* Begin SOURCE DATA *

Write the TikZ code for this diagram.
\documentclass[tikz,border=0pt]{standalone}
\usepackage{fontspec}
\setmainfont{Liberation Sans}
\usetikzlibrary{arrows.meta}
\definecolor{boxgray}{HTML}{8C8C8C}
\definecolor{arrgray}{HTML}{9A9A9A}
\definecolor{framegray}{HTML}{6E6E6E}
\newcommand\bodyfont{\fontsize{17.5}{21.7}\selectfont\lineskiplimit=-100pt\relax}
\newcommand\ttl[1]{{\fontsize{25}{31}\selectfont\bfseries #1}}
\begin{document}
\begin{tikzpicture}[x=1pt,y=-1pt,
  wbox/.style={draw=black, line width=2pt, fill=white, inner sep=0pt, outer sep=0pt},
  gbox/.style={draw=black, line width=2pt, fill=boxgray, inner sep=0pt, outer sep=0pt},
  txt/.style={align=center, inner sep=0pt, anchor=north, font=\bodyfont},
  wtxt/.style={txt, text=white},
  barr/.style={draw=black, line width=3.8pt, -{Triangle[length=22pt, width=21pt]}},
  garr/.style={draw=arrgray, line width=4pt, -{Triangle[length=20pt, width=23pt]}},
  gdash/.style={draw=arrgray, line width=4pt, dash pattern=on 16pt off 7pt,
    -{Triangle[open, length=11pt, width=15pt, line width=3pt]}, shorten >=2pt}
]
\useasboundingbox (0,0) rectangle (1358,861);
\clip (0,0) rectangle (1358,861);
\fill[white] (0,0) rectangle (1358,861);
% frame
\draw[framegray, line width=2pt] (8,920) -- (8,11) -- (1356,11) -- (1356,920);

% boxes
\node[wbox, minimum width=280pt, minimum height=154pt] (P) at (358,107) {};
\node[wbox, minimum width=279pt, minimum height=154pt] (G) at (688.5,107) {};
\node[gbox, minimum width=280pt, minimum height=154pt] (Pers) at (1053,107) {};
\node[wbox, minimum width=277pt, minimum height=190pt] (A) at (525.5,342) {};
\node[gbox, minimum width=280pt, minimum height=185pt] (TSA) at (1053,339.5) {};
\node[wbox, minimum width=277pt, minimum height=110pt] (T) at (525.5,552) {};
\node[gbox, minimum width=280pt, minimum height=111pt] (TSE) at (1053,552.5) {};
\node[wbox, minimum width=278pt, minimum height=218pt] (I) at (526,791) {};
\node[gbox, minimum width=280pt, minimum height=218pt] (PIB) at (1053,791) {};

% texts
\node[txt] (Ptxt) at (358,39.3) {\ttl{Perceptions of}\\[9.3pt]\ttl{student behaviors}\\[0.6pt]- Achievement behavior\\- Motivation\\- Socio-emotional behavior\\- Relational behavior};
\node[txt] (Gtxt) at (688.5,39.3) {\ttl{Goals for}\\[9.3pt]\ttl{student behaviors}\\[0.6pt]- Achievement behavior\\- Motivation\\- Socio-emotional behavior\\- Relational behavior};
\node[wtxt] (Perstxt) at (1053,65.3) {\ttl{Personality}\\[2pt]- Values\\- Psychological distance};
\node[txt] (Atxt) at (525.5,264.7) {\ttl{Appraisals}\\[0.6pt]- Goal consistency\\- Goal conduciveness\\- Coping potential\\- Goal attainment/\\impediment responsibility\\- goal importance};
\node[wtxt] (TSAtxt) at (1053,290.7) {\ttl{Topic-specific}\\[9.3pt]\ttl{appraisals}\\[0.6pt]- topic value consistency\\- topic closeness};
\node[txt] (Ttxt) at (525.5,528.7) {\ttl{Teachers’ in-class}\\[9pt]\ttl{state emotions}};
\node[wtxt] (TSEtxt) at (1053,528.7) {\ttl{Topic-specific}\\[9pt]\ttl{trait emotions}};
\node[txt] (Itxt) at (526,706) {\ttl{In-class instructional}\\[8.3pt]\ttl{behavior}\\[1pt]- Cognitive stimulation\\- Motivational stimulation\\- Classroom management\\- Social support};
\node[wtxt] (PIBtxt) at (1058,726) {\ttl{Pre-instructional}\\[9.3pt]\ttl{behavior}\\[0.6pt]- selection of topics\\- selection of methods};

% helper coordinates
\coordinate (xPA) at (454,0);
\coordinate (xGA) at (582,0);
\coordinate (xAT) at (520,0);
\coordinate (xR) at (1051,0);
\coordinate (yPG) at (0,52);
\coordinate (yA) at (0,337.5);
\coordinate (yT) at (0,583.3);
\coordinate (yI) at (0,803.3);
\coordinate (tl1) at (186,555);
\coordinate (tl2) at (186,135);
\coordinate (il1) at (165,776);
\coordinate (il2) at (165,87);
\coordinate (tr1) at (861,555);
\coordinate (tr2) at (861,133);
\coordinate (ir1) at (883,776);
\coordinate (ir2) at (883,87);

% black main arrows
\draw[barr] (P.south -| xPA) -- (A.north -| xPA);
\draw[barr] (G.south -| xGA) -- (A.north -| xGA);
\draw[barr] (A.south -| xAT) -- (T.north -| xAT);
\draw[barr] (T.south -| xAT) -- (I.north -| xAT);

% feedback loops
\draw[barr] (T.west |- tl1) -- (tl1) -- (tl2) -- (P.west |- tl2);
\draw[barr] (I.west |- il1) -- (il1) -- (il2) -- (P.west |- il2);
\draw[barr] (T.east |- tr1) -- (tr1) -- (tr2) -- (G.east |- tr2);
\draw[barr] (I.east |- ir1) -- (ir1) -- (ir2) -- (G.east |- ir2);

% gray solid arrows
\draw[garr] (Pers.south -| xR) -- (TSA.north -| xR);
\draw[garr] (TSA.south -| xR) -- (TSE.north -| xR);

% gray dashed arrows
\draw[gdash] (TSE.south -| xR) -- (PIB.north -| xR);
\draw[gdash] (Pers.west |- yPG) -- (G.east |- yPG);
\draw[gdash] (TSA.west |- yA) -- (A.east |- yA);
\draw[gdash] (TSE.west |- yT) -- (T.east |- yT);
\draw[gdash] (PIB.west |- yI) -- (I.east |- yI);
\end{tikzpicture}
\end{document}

* End SOURCE DATA *

● **TASK**: Look above and repeat, character for character, the lines from the first one to the line with "width=280pt, minimum height=218pt]", counting both.

● **TASK OUTPUT**:
Write the TikZ code for this diagram.
\documentclass[tikz,border=0pt]{standalone}
\usepackage{fontspec}
\setmainfont{Liberation Sans}
\usetikzlibrary{arrows.meta}
\definecolor{boxgray}{HTML}{8C8C8C}
\definecolor{arrgray}{HTML}{9A9A9A}
\definecolor{framegray}{HTML}{6E6E6E}
\newcommand\bodyfont{\fontsize{17.5}{21.7}\selectfont\lineskiplimit=-100pt\relax}
\newcommand\ttl[1]{{\fontsize{25}{31}\selectfont\bfseries #1}}
\begin{document}
\begin{tikzpicture}[x=1pt,y=-1pt,
  wbox/.style={draw=black, line width=2pt, fill=white, inner sep=0pt, outer sep=0pt},
  gbox/.style={draw=black, line width=2pt, fill=boxgray, inner sep=0pt, outer sep=0pt},
  txt/.style={align=center, inner sep=0pt, anchor=north, font=\bodyfont},
  wtxt/.style={txt, text=white},
  barr/.style={draw=black, line width=3.8pt, -{Triangle[length=22pt, width=21pt]}},
  garr/.style={draw=arrgray, line width=4pt, -{Triangle[length=20pt, width=23pt]}},
  gdash/.style={draw=arrgray, line width=4pt, dash pattern=on 16pt off 7pt,
    -{Triangle[open, length=11pt, width=15pt, line width=3pt]}, shorten >=2pt}
]
\useasboundingbox (0,0) rectangle (1358,861);
\clip (0,0) rectangle (1358,861);
\fill[white] (0,0) rectangle (1358,861);
% frame
\draw[framegray, line width=2pt] (8,920) -- (8,11) -- (1356,11) -- (1356,920);

% boxes
\node[wbox, minimum width=280pt, minimum height=154pt] (P) at (358,107) {};
\node[wbox, minimum width=279pt, minimum height=154pt] (G) at (688.5,107) {};
\node[gbox, minimum width=280pt, minimum height=154pt] (Pers) at (1053,107) {};
\node[wbox, minimum width=277pt, minimum height=190pt] (A) at (525.5,342) {};
\node[gbox, minimum width=280pt, minimum height=185pt] (TSA) at (1053,339.5) {};
\node[wbox, minimum width=277pt, minimum height=110pt] (T) at (525.5,552) {};
\node[gbox, minimum width=280pt, minimum height=111pt] (TSE) at (1053,552.5) {};
\node[wbox, minimum width=278pt, minimum height=218pt] (I) at (526,791) {};
\node[gbox, minimum width=280pt, minimum height=218pt] (PIB) at (1053,791) {};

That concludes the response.